## What you are asked to do
Every line of the listing must be reproduced as it stands. Leave the images behind.

## Dataset excerpt

---

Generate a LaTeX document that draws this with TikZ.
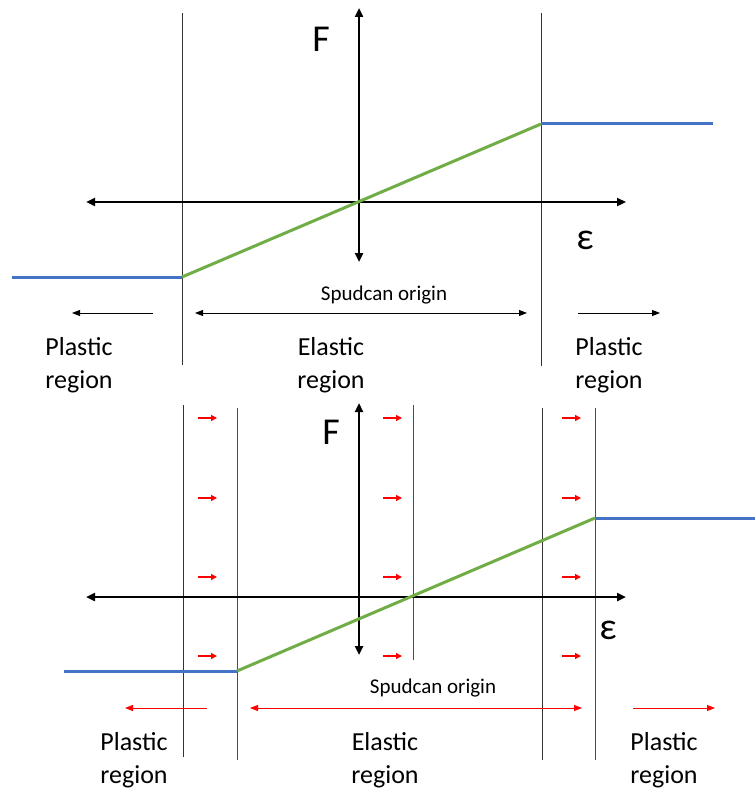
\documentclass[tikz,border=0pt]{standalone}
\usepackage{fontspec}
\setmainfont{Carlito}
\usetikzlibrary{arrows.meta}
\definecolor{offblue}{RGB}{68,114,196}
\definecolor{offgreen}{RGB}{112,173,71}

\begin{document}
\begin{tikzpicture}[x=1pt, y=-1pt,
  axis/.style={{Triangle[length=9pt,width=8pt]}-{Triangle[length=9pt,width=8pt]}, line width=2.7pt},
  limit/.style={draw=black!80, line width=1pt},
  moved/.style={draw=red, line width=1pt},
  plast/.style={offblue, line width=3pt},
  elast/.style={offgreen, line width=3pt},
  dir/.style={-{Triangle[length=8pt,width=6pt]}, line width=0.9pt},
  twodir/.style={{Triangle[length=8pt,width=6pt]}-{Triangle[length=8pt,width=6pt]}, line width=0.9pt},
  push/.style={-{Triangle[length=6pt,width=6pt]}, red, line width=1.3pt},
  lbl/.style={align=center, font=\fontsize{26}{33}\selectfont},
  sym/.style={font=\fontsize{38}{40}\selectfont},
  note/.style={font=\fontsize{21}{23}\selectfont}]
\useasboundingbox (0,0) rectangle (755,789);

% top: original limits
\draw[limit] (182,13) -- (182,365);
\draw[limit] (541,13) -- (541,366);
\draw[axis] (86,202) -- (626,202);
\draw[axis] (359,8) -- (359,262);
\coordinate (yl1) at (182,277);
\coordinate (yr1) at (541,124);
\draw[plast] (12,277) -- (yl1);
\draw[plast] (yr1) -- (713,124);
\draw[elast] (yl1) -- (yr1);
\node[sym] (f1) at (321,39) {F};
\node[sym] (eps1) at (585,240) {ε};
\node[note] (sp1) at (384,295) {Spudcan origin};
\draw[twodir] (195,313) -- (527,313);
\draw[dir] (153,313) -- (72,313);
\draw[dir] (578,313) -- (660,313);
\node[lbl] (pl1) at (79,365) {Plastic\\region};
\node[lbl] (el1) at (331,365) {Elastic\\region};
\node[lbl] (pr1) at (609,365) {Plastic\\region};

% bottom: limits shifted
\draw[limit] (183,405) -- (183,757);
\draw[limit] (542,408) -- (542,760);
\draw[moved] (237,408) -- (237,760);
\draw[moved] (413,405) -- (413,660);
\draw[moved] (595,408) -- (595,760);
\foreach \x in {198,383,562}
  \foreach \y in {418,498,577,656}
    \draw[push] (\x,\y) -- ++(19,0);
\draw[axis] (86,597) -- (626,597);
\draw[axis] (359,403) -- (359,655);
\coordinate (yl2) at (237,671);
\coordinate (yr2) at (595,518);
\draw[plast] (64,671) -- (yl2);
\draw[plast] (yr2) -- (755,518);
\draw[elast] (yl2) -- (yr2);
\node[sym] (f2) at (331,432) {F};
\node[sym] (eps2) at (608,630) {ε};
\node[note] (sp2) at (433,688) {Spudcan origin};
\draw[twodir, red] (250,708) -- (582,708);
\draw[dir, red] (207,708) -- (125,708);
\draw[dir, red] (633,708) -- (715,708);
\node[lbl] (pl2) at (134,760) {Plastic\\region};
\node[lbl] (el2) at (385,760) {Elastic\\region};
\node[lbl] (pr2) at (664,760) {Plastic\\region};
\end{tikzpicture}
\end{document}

---

## Written answer
Generate a LaTeX document that draws this with TikZ.
\documentclass[tikz,border=0pt]{standalone}
\usepackage{fontspec}
\setmainfont{Carlito}
\usetikzlibrary{arrows.meta}
\definecolor{offblue}{RGB}{68,114,196}
\definecolor{offgreen}{RGB}{112,173,71}

\begin{document}
\begin{tikzpicture}[x=1pt, y=-1pt,
  axis/.style={{Triangle[length=9pt,width=8pt]}-{Triangle[length=9pt,width=8pt]}, line width=2.7pt},
  limit/.style={draw=black!80, line width=1pt},
  moved/.style={draw=red, line width=1pt},
  plast/.style={offblue, line width=3pt},
  elast/.style={offgreen, line width=3pt},
  dir/.style={-{Triangle[length=8pt,width=6pt]}, line width=0.9pt},
  twodir/.style={{Triangle[length=8pt,width=6pt]}-{Triangle[length=8pt,width=6pt]}, line width=0.9pt},
  push/.style={-{Triangle[length=6pt,width=6pt]}, red, line width=1.3pt},
  lbl/.style={align=center, font=\fontsize{26}{33}\selectfont},
  sym/.style={font=\fontsize{38}{40}\selectfont},
  note/.style={font=\fontsize{21}{23}\selectfont}]
\useasboundingbox (0,0) rectangle (755,789);

% top: original limits
\draw[limit] (182,13) -- (182,365);
\draw[limit] (541,13) -- (541,366);
\draw[axis] (86,202) -- (626,202);
\draw[axis] (359,8) -- (359,262);
\coordinate (yl1) at (182,277);
\coordinate (yr1) at (541,124);
\draw[plast] (12,277) -- (yl1);
\draw[plast] (yr1) -- (713,124);
\draw[elast] (yl1) -- (yr1);
\node[sym] (f1) at (321,39) {F};
\node[sym] (eps1) at (585,240) {ε};
\node[note] (sp1) at (384,295) {Spudcan origin};
\draw[twodir] (195,313) -- (527,313);
\draw[dir] (153,313) -- (72,313);
\draw[dir] (578,313) -- (660,313);
\node[lbl] (pl1) at (79,365) {Plastic\\region};
\node[lbl] (el1) at (331,365) {Elastic\\region};
\node[lbl] (pr1) at (609,365) {Plastic\\region};

% bottom: limits shifted
\draw[limit] (183,405) -- (183,757);
\draw[limit] (542,408) -- (542,760);
\draw[moved] (237,408) -- (237,760);
\draw[moved] (413,405) -- (413,660);
\draw[moved] (595,408) -- (595,760);
\foreach \x in {198,383,562}
  \foreach \y in {418,498,577,656}
    \draw[push] (\x,\y) -- ++(19,0);
\draw[axis] (86,597) -- (626,597);
\draw[axis] (359,403) -- (359,655);
\coordinate (yl2) at (237,671);
\coordinate (yr2) at (595,518);
\draw[plast] (64,671) -- (yl2);
\draw[plast] (yr2) -- (755,518);
\draw[elast] (yl2) -- (yr2);
\node[sym] (f2) at (331,432) {F};
\node[sym] (eps2) at (608,630) {ε};
\node[note] (sp2) at (433,688) {Spudcan origin};
\draw[twodir, red] (250,708) -- (582,708);
\draw[dir, red] (207,708) -- (125,708);
\draw[dir, red] (633,708) -- (715,708);
\node[lbl] (pl2) at (134,760) {Plastic\\region};
\node[lbl] (el2) at (385,760) {Elastic\\region};
\node[lbl] (pr2) at (664,760) {Plastic\\region};
\end{tikzpicture}
\end{document}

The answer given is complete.